- Written problem
Leaving out every picture, retype the lines below from the top through the one that contains "5.95, 9.65, 7.1];".

---------------

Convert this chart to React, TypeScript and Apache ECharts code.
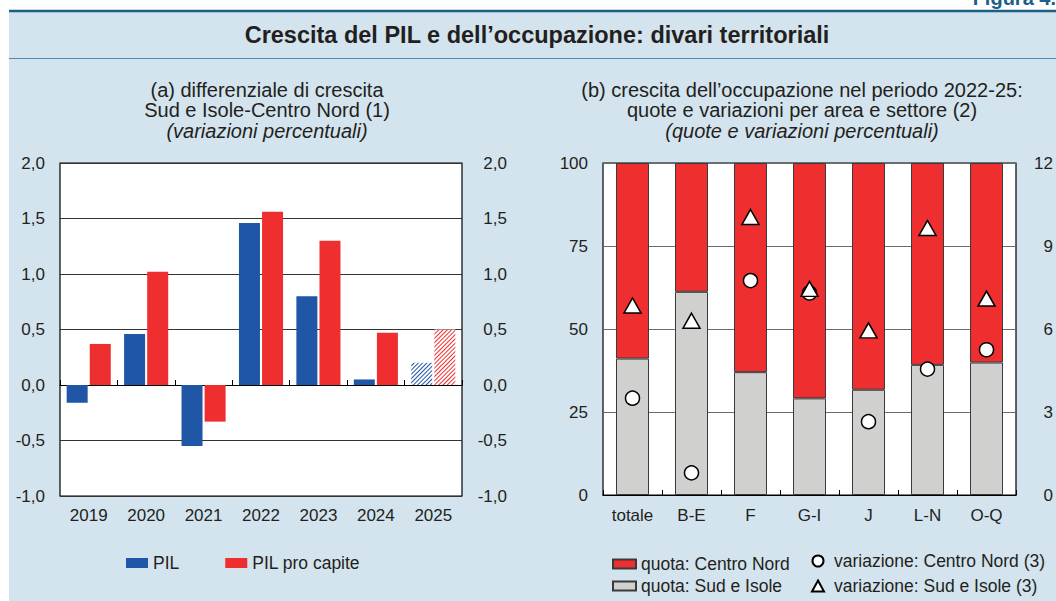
import React, { useEffect, useRef } from 'react';
import * as echarts from 'echarts';

const years = ['2019', '2020', '2021', '2022', '2023', '2024', '2025'];
const pil = [-0.16, 0.46, -0.55, 1.46, 0.8, 0.05, 0.2];
const pilProCapite = [0.37, 1.02, -0.33, 1.56, 1.3, 0.47, 0.5];
const forecastYear = '2025';

const sectors = ['totale', 'B-E', 'F', 'G-I', 'J', 'L-N', 'O-Q'];
const quotaSudIsole = [41.1, 61.2, 37.0, 29.1, 31.7, 39.2, 39.9];
const quotaCentroNord = [58.9, 38.8, 63.0, 70.9, 68.3, 60.8, 60.1];
const variazioneCentroNord = [3.5, 0.8, 7.75, 7.3, 2.65, 4.55, 5.25];
const variazioneSudIsole = [6.85, 6.3, 10.05, 7.45, 5.95, 9.65, 7.1];

const FONT = '"Liberation Sans", Arial, Helvetica, sans-serif';
const TXT = '#231f20';
const BLUE = '#1f56a6';
const RED = '#ee2e2f';
const GREY = '#d0d1cf';
const BG = '#d3e4ee';

const fmt = (v: number) => v.toFixed(1).replace('.', ',');

function hatched(color: string) {
  return {
    color: '#ffffff',
    decal: {
      symbol: 'rect',
      symbolSize: 1,
      color,
      dashArrayX: [1, 0],
      dashArrayY: [1, 2],
      rotation: -Math.PI / 4,
    },
  };
}

function buildOption(): any {
  const tickStyle = { fontSize: 17, color: TXT, fontFamily: FONT };
  const legendText = { fontSize: 17.5, color: TXT, fontFamily: FONT, lineHeight: 18 };
  const sub = (x: number, y: number, text: string, italic = false) => ({
    type: 'text', x, y,
    style: { text, fill: TXT, fontSize: 20, fontStyle: italic ? 'italic' : 'normal', fontFamily: FONT, textAlign: 'center', textVerticalAlign: 'middle' },
  });
  const gridA = { left: 60, right: 594, top: 163, bottom: 105 };
  const gridB = { left: 603, right: 36, top: 163, bottom: 106 };
  return {
    animation: false,
    textStyle: { fontFamily: FONT },
    graphic: [
      { type: 'rect', z: -100, shape: { x: 9, y: 11, width: 1047, height: 590 }, style: { fill: BG } },
      { type: 'line', shape: { x1: 9, y1: 11, x2: 1056, y2: 11 }, style: { stroke: '#1c5f87', lineWidth: 2.5 } },
      { type: 'line', shape: { x1: 9, y1: 58.5, x2: 1056, y2: 58.5 }, style: { stroke: '#4d8db2', lineWidth: 1.2 } },
      {
        type: 'text', x: 1056, y: 8,
        style: { text: 'Figura 4.', fill: '#1c5f87', fontSize: 20, fontWeight: 'bold', fontFamily: FONT, textAlign: 'right', textVerticalAlign: 'bottom' },
      },
      {
        type: 'text', x: 537, y: 35,
        style: { text: 'Crescita del PIL e dell’occupazione: divari territoriali', fill: TXT, fontSize: 23.5, fontWeight: 'bold', fontFamily: FONT, textAlign: 'center', textVerticalAlign: 'middle' },
      },
      sub(267, 90, '(a) differenziale di crescita'),
      sub(267, 110, 'Sud e Isole-Centro Nord (1)'),
      sub(267, 131, '(variazioni percentuali)', true),
      sub(802, 90, '(b) crescita dell’occupazione nel periodo 2022-25:'),
      sub(802, 110, 'quote e variazioni per area e settore (2)'),
      sub(802, 131, '(quote e variazioni percentuali)', true),
    ],
    grid: [
      { ...gridA, show: true, backgroundColor: '#ffffff', borderColor: '#000', borderWidth: 1.2 },
      { ...gridB, show: true, backgroundColor: '#ffffff', borderColor: '#000', borderWidth: 1.2 },
    ],
    legend: [
      {
        left: 126, top: 554, padding: 0, itemWidth: 22, itemHeight: 10, itemGap: 46, icon: 'rect',
        textStyle: legendText,
        data: ['PIL', 'PIL pro capite'],
      },
      {
        left: 612, top: 555, padding: 0, height: 60, orient: 'vertical', itemWidth: 23, itemHeight: 9, itemGap: 4, icon: 'rect',
        textStyle: legendText,
        data: ['quota: Centro Nord', 'quota: Sud e Isole'],
      },
      {
        left: 811, top: 552, padding: 0, height: 60, orient: 'vertical', itemWidth: 12, itemHeight: 11, itemGap: 7,
        textStyle: { ...legendText, padding: [0, 0, 0, 5] },
        data: [
          { name: 'variazione: Centro Nord (3)', icon: 'circle' },
          { name: 'variazione: Sud e Isole (3)', icon: 'triangle' },
        ],
      },
    ],
    xAxis: [
      {
        gridIndex: 0, type: 'category', data: years, position: 'bottom',
        axisLine: { show: false, onZero: false }, axisTick: { show: false },
        axisLabel: { ...tickStyle, margin: 11 },
      },
      {
        gridIndex: 0, type: 'category', data: years, position: 'top',
        axisLine: { show: true, onZero: true, lineStyle: { color: '#000', width: 1.2 } },
        axisTick: { show: true, inside: false, length: 5, lineStyle: { color: '#000', width: 1 } },
        axisLabel: { show: false },
      },
      {
        gridIndex: 1, type: 'category', data: sectors, position: 'bottom',
        axisLine: { show: true, lineStyle: { color: '#000', width: 1.2 } },
        axisTick: { show: true, inside: true, length: 5, lineStyle: { color: '#000', width: 1 } },
        axisLabel: { ...tickStyle, margin: 12 },
      },
    ],
    yAxis: [
      {
        gridIndex: 0, type: 'value', position: 'left', min: -1, max: 2, interval: 0.5,
        axisLine: { show: false }, axisTick: { show: false },
        axisLabel: { ...tickStyle, margin: 15, formatter: fmt },
        splitLine: { show: true, lineStyle: { color: '#333', width: 1 } },
      },
      {
        gridIndex: 0, type: 'value', position: 'right', min: -1, max: 2, interval: 0.5,
        axisLine: { show: false }, axisTick: { show: false },
        axisLabel: { ...tickStyle, margin: 45, align: 'right', formatter: fmt },
        splitLine: { show: false },
      },
      {
        gridIndex: 1, type: 'value', position: 'left', min: 0, max: 100, interval: 25,
        axisLine: { show: false }, axisTick: { show: false },
        axisLabel: { ...tickStyle, margin: 15 },
        splitLine: { show: true, lineStyle: { color: '#6b6b6b', width: 1.2 } },
      },
      {
        gridIndex: 1, type: 'value', position: 'right', min: 0, max: 12, interval: 3,
        axisLine: { show: false }, axisTick: { show: false },
        axisLabel: { ...tickStyle, margin: 37, align: 'right' },
        splitLine: { show: false },
      },
    ],
    series: [
      {
        name: 'PIL', type: 'bar', xAxisIndex: 0, yAxisIndex: 0, barWidth: 21, barGap: '10%',
        itemStyle: { color: BLUE },
        data: pil.map((v, i) => (years[i] === forecastYear ? { value: v, itemStyle: hatched(BLUE) } : v)),
      },
      {
        name: 'PIL pro capite', type: 'bar', xAxisIndex: 0, yAxisIndex: 0, barWidth: 21, barGap: '10%',
        itemStyle: { color: RED },
        data: pilProCapite.map((v, i) => (years[i] === forecastYear ? { value: v, itemStyle: hatched(RED) } : v)),
      },
      {
        name: 'quota: Sud e Isole', type: 'bar', stack: 'quota', xAxisIndex: 2, yAxisIndex: 2, barWidth: 33,
        itemStyle: { color: GREY, borderColor: '#3a3a3a', borderWidth: 1 },
        data: quotaSudIsole,
      },
      {
        name: 'quota: Centro Nord', type: 'bar', stack: 'quota', xAxisIndex: 2, yAxisIndex: 2, barWidth: 33,
        itemStyle: { color: RED, borderColor: '#3a3a3a', borderWidth: 1 },
        data: quotaCentroNord,
      },
      {
        name: 'variazione: Centro Nord (3)', type: 'scatter', xAxisIndex: 2, yAxisIndex: 3,
        symbol: 'circle', symbolSize: 14, z: 5,
        itemStyle: { color: '#ffffff', borderColor: '#000', borderWidth: 1.5, opacity: 1 },
        data: variazioneCentroNord,
      },
      {
        name: 'variazione: Sud e Isole (3)', type: 'scatter', xAxisIndex: 2, yAxisIndex: 3,
        symbol: 'triangle', symbolSize: [17, 15], z: 6,
        itemStyle: { color: '#ffffff', borderColor: '#000', borderWidth: 1.5, opacity: 1 },
        data: variazioneSudIsole,
      },
    ],
  };
}

export default function App() {
  const ref = useRef<HTMLDivElement>(null);
  useEffect(() => {
    document.body.style.margin = '0';
    const chart = echarts.init(ref.current as HTMLDivElement, null, { renderer: 'svg' });
    chart.setOption(buildOption());
    return () => chart.dispose();
  }, []);
  return <div ref={ref} style={{ width: 1056, height: 601, background: '#ffffff' }} />;
}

---------------

- Expected answer
Convert this chart to React, TypeScript and Apache ECharts code.
import React, { useEffect, useRef } from 'react';
import * as echarts from 'echarts';

const years = ['2019', '2020', '2021', '2022', '2023', '2024', '2025'];
const pil = [-0.16, 0.46, -0.55, 1.46, 0.8, 0.05, 0.2];
const pilProCapite = [0.37, 1.02, -0.33, 1.56, 1.3, 0.47, 0.5];
const forecastYear = '2025';

const sectors = ['totale', 'B-E', 'F', 'G-I', 'J', 'L-N', 'O-Q'];
const quotaSudIsole = [41.1, 61.2, 37.0, 29.1, 31.7, 39.2, 39.9];
const quotaCentroNord = [58.9, 38.8, 63.0, 70.9, 68.3, 60.8, 60.1];
const variazioneCentroNord = [3.5, 0.8, 7.75, 7.3, 2.65, 4.55, 5.25];
const variazioneSudIsole = [6.85, 6.3, 10.05, 7.45, 5.95, 9.65, 7.1];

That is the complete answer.